Stephanie Clifford wrote about Derrick Hamilton who had his 1991 murder conviction overturned by a Brooklyn Court last week. Hamilton had been released from prison on parole after serving 20 years. In prison he said he kept his sanity by delving into the law and becoming a jail house lawyer.
Here’s what Ms Clifford wrote about why he went to prison: “Hamilton was just out of prison for manslaughter in 1991 when he was charged with shooting a man, Nathaniel Cash, in Bedford-Stuyvesant. Jewel Smith, Mr. Cash’s girlfriend, claimed she was the lone eyewitness to the shooting, but her version of what happened was inconsistent. She told the first detective who interviewed her that she had not seen the shooting. But according to Mr.[New York Police Detective] Scarcella, who interviewed her later, Ms. Smith said she had seen the murder and implicated Mr. Hamilton. In a post-trial hearing, Ms. Smith said she had been pressured by Mr. Scarcella to name Mr. Hamilton as the killer, according to a defense filing. The Conviction Review Unit [of the Brooklyn DA’s office] revisited the crime scene and interviewed Ms. Smith in North Carolina, and found she was “unreliable, incredible and for the most part untruthful,” a prosecutor, Mark Hale, said in court. “They had to depend upon her credibility to convict Mr. Hamilton,” and as a result, “his due process rights were violated.”
It is difficult to get a real understanding of the case without more facts. Certainly at trial there was more evidence than Ms. Smith testifying that Hamilton did it. We have no idea what the relationship with Hamilton and the decedent Cash was prior to the killing; nor do we know anything about the circumstances immediately prior to it. I assume the jury that convicted Hamilton knew that Ms. Smith had made a prior inconsistent statement and that Ms. Smith had been properly cross-examined. More than twenty years after the event the DA finds she is “unreliable, incredible and for the most part untruthful” which the jury didn’t at the time. One has to wonder why the same DA’s office also didn’t at the time she testified.

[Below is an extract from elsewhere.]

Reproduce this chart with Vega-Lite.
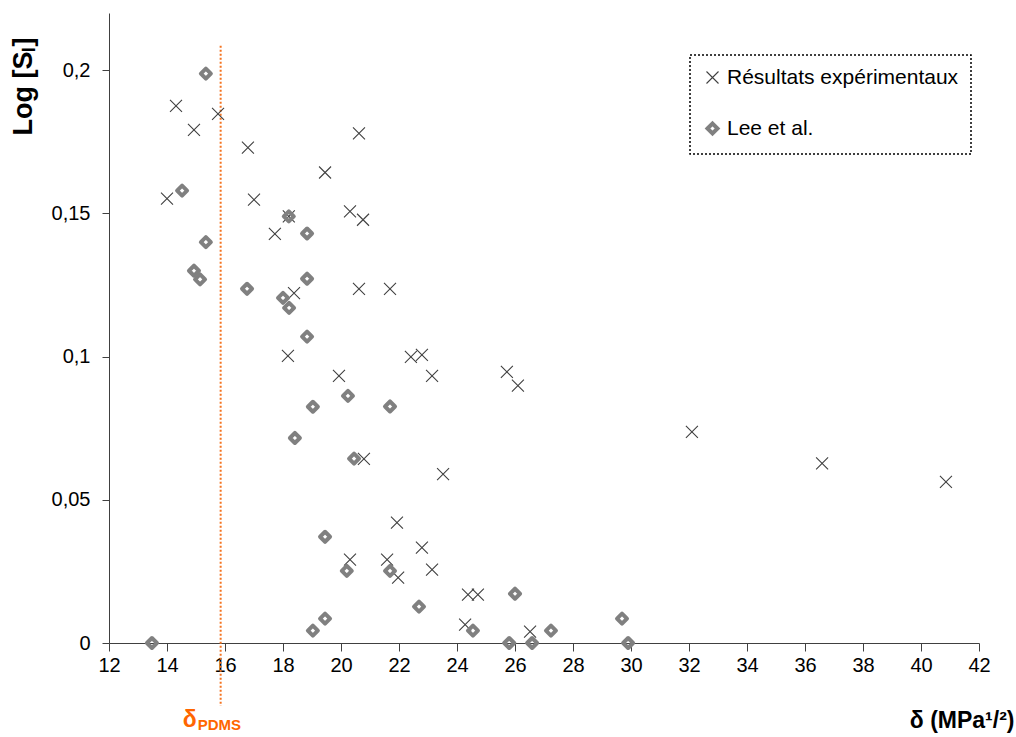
{
  "$schema": "https://vega.github.io/schema/vega-lite/v6.json",
  "width": 870,
  "height": 630,
  "autosize": {"type": "none"},
  "padding": {"left": 109, "top": 13, "right": 37, "bottom": 94},
  "background": "white",
  "config": {
    "view": {"stroke": null},
    "font": "Liberation Sans",
    "axis": {"grid": false, "domainColor": "#404040", "tickColor": "#404040", "labelColor": "#000000", "titleColor": "#000000", "labelFont": "Liberation Sans", "titleFont": "Liberation Sans"},
    "legend": {"strokeDash": [2, 2], "strokeWidth": 1.5}
  },
  "datasets": {
    "pts": [
      {"delta": 14.31, "logS": 0.1876, "serie": "Résultats expérimentaux"},
      {"delta": 14.93, "logS": 0.1792, "serie": "Résultats expérimentaux"},
      {"delta": 15.76, "logS": 0.1848, "serie": "Résultats expérimentaux"},
      {"delta": 16.79, "logS": 0.1730, "serie": "Résultats expérimentaux"},
      {"delta": 19.45, "logS": 0.1643, "serie": "Résultats expérimentaux"},
      {"delta": 17.0, "logS": 0.1548, "serie": "Résultats expérimentaux"},
      {"delta": 14.0, "logS": 0.1552, "serie": "Résultats expérimentaux"},
      {"delta": 17.72, "logS": 0.1429, "serie": "Résultats expérimentaux"},
      {"delta": 18.2, "logS": 0.149, "serie": "Résultats expérimentaux"},
      {"delta": 18.38, "logS": 0.1222, "serie": "Résultats expérimentaux"},
      {"delta": 18.17, "logS": 0.1003, "serie": "Résultats expérimentaux"},
      {"delta": 19.93, "logS": 0.0933, "serie": "Résultats expérimentaux"},
      {"delta": 20.62, "logS": 0.178, "serie": "Résultats expérimentaux"},
      {"delta": 20.31, "logS": 0.1507, "serie": "Résultats expérimentaux"},
      {"delta": 20.76, "logS": 0.1478, "serie": "Résultats expérimentaux"},
      {"delta": 20.62, "logS": 0.1237, "serie": "Résultats expérimentaux"},
      {"delta": 21.69, "logS": 0.1237, "serie": "Résultats expérimentaux"},
      {"delta": 22.41, "logS": 0.0999, "serie": "Résultats expérimentaux"},
      {"delta": 22.79, "logS": 0.1006, "serie": "Résultats expérimentaux"},
      {"delta": 23.14, "logS": 0.0933, "serie": "Résultats expérimentaux"},
      {"delta": 25.72, "logS": 0.0947, "serie": "Résultats expérimentaux"},
      {"delta": 26.1, "logS": 0.0899, "serie": "Résultats expérimentaux"},
      {"delta": 20.79, "logS": 0.0643, "serie": "Résultats expérimentaux"},
      {"delta": 23.52, "logS": 0.059, "serie": "Résultats expérimentaux"},
      {"delta": 21.93, "logS": 0.042, "serie": "Résultats expérimentaux"},
      {"delta": 22.79, "logS": 0.0333, "serie": "Résultats expérimentaux"},
      {"delta": 20.31, "logS": 0.0291, "serie": "Résultats expérimentaux"},
      {"delta": 21.59, "logS": 0.0291, "serie": "Résultats expérimentaux"},
      {"delta": 21.97, "logS": 0.0228, "serie": "Résultats expérimentaux"},
      {"delta": 23.14, "logS": 0.0256, "serie": "Résultats expérimentaux"},
      {"delta": 24.38, "logS": 0.0169, "serie": "Résultats expérimentaux"},
      {"delta": 24.72, "logS": 0.0169, "serie": "Résultats expérimentaux"},
      {"delta": 24.28, "logS": 0.0064, "serie": "Résultats expérimentaux"},
      {"delta": 26.52, "logS": 0.004, "serie": "Résultats expérimentaux"},
      {"delta": 32.1, "logS": 0.0737, "serie": "Résultats expérimentaux"},
      {"delta": 36.59, "logS": 0.0627, "serie": "Résultats expérimentaux"},
      {"delta": 40.86, "logS": 0.0563, "serie": "Résultats expérimentaux"},
      {"delta": 13.48, "logS": 0.0, "serie": "Lee et al."},
      {"delta": 15.34, "logS": 0.1988, "serie": "Lee et al."},
      {"delta": 14.52, "logS": 0.158, "serie": "Lee et al."},
      {"delta": 15.34, "logS": 0.140, "serie": "Lee et al."},
      {"delta": 14.93, "logS": 0.130, "serie": "Lee et al."},
      {"delta": 15.14, "logS": 0.127, "serie": "Lee et al."},
      {"delta": 16.76, "logS": 0.1237, "serie": "Lee et al."},
      {"delta": 18.2, "logS": 0.149, "serie": "Lee et al."},
      {"delta": 18.83, "logS": 0.143, "serie": "Lee et al."},
      {"delta": 18.0, "logS": 0.1205, "serie": "Lee et al."},
      {"delta": 18.21, "logS": 0.117, "serie": "Lee et al."},
      {"delta": 18.83, "logS": 0.1272, "serie": "Lee et al."},
      {"delta": 18.83, "logS": 0.107, "serie": "Lee et al."},
      {"delta": 19.03, "logS": 0.0825, "serie": "Lee et al."},
      {"delta": 18.41, "logS": 0.0716, "serie": "Lee et al."},
      {"delta": 20.24, "logS": 0.0863, "serie": "Lee et al."},
      {"delta": 20.45, "logS": 0.0644, "serie": "Lee et al."},
      {"delta": 19.45, "logS": 0.0371, "serie": "Lee et al."},
      {"delta": 20.2, "logS": 0.0252, "serie": "Lee et al."},
      {"delta": 19.03, "logS": 0.0043, "serie": "Lee et al."},
      {"delta": 19.45, "logS": 0.0085, "serie": "Lee et al."},
      {"delta": 21.69, "logS": 0.0826, "serie": "Lee et al."},
      {"delta": 21.69, "logS": 0.0252, "serie": "Lee et al."},
      {"delta": 22.69, "logS": 0.0127, "serie": "Lee et al."},
      {"delta": 24.55, "logS": 0.0043, "serie": "Lee et al."},
      {"delta": 26.0, "logS": 0.0172, "serie": "Lee et al."},
      {"delta": 25.8, "logS": 0.0, "serie": "Lee et al."},
      {"delta": 26.59, "logS": 0.0, "serie": "Lee et al."},
      {"delta": 27.24, "logS": 0.0043, "serie": "Lee et al."},
      {"delta": 29.69, "logS": 0.0085, "serie": "Lee et al."},
      {"delta": 29.9, "logS": 0.0, "serie": "Lee et al."}
    ],
    "pdms": [{"delta": 15.85, "sym": "δ", "sub": "PDMS"}]
  },
  "layer": [
    {
      "data": {"name": "pdms"},
      "mark": {"type": "rule", "color": "#F47320", "strokeDash": [2, 2], "strokeWidth": 2},
      "encoding": {
        "x": {"field": "delta", "type": "quantitative"},
        "y": {"datum": 0.2086},
        "y2": {"datum": -0.022}
      }
    },
    {
      "data": {"name": "pts"},
      "mark": {"type": "point", "filled": false, "opacity": 1, "strokeJoin": "round"},
      "encoding": {
        "x": {
          "field": "delta", "type": "quantitative",
          "scale": {"domain": [12, 42], "nice": false, "zero": false},
          "axis": {
            "values": [12, 14, 16, 18, 20, 22, 24, 26, 28, 30, 32, 34, 36, 38, 40, 42],
            "title": "δ (MPa¹/²)",
            "tickSize": 8, "labelFontSize": 20, "labelPadding": 4, "labelFlush": false,
            "titleFontSize": 23, "titleFontWeight": "bold",
            "titleAlign": "right", "titleBaseline": "middle", "titleX": 905, "titleY": 77
          }
        },
        "y": {
          "field": "logS", "type": "quantitative",
          "scale": {"domain": [0, 0.22], "nice": false},
          "axis": {
            "values": [0, 0.05, 0.1, 0.15, 0.2],
            "labelExpr": "replace(toString(datum.value), '.', ',')",
            "title": "Log [Sₗ]",
            "tickSize": 7, "labelFontSize": 20, "labelPadding": 12, "labelFlush": false,
            "titleFontSize": 27, "titleFontWeight": "bold",
            "titleAngle": -90, "titleAlign": "center", "titleBaseline": "middle", "titleX": -86, "titleY": 73
          }
        },
        "color": {
          "field": "serie", "type": "nominal",
          "scale": {"domain": ["Résultats expérimentaux", "Lee et al."], "range": ["#404040", "#808080"]},
          "legend": {
            "title": null, "orient": "none", "legendX": 581, "legendY": 42,
            "labelFontSize": 21, "labelColor": "#000000", "labelFont": "Liberation Sans", "labelLimit": 0,
            "rowPadding": 27, "padding": 12, "labelOffset": 4,
            "strokeColor": "#000000",
            "encode": {"legend": {"update": {"stroke": {"value": "#000000"}, "strokeDash": {"value": [2, 2]}, "strokeWidth": {"value": 1.5}}}}
          }
        },
        "shape": {
          "field": "serie", "type": "nominal",
          "scale": {"domain": ["Résultats expérimentaux", "Lee et al."], "range": ["M-1,-1L1,1M-1,1L1,-1", "diamond"]}
        },
        "size": {
          "field": "serie", "type": "nominal",
          "scale": {"domain": ["Résultats expérimentaux", "Lee et al."], "range": [144, 100]}
        },
        "strokeWidth": {
          "field": "serie", "type": "nominal",
          "scale": {"domain": ["Résultats expérimentaux", "Lee et al."], "range": [1.1, 4]}
        }
      }
    },
    {
      "data": {"name": "pdms"},
      "mark": {"type": "text", "color": "#FF6600", "fontWeight": "bold", "fontSize": 23, "align": "center", "baseline": "middle", "dx": -31},
      "encoding": {
        "x": {"field": "delta", "type": "quantitative"},
        "y": {"datum": -0.027},
        "text": {"field": "sym"}
      }
    },
    {
      "data": {"name": "pdms"},
      "mark": {"type": "text", "color": "#FF6600", "fontWeight": "bold", "fontSize": 15, "align": "left", "baseline": "middle", "dx": -23},
      "encoding": {
        "x": {"field": "delta", "type": "quantitative"},
        "y": {"datum": -0.0285},
        "text": {"field": "sub"}
      }
    }
  ]
}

If you don’t know Detective Scarcella has been taking quite a beating in the NY press because he is said to have used the same eyewitnesses for more than one conviction and some have said they lied. I don’t know if Ms Smith was used on other occasions or not by Scarcella or whether Scarcella is a good or bad cop. It does seem that like with Annie Dookhan anything he touched has a bit of taint on it. Nor do I know on the little information provided whether Hamilton was wrongfully convicted as the judge found.
I’m interested in this case because it shows the problem with having the testimony of one person to a crime. Here Ms Smith told one story and then another. That’s not unusual. People don’t like to get caught up in police matters and will usually say they didn’t see the crime when they did. Only after pressure is put on them will they admit the truth. If we are to say the first thing a person said must be believed and all subsequent statements must be disbelieved we’d have few convictions. How then do we decide what statement the witness made is true. We trust the advocacy system and subject the witness to cross-examination. But as we see with Mr. Hamilton, if he didn’t do it as the judge found, that didn’t work too well.
I found Ms Clifford statement that Ms Smith “claimed she was the lone eyewitness to the shooting” curious. It seems to imply there may have been others. Are we to think they were not produced for some sinister reason?
All of this relates to the matters I am dealing with. How do you know when a person is lying? There really isn’t any way unless there is other evidence to show the statement is a lie. In the Whitey saga most of the evidence people relied on is from criminals who are notorious liars; not only that they were murderers who would gain great benefits by lying.
The DA in Brooklyn said because the credibility of Ms Smith was in question and she was the only witness to his crime his conviction was wrong because “his due process rights were violated.” Couldn’t the same thing be said about the witnesses against Whitey Bulger each of whose credibility has to be in question. Or, more significantly about John Connolly who had Salemme testify against him and who later admitted he lied.
The great problem in looking for the truth in the Whitey saga is that what we know for the most part comes from the mouths of people whose stock in trade is to lie. Yet judges have picked and chosen among the lies to come up with what they day is the truth. The real question is whether you can ever get the truth out of a barrel of lies.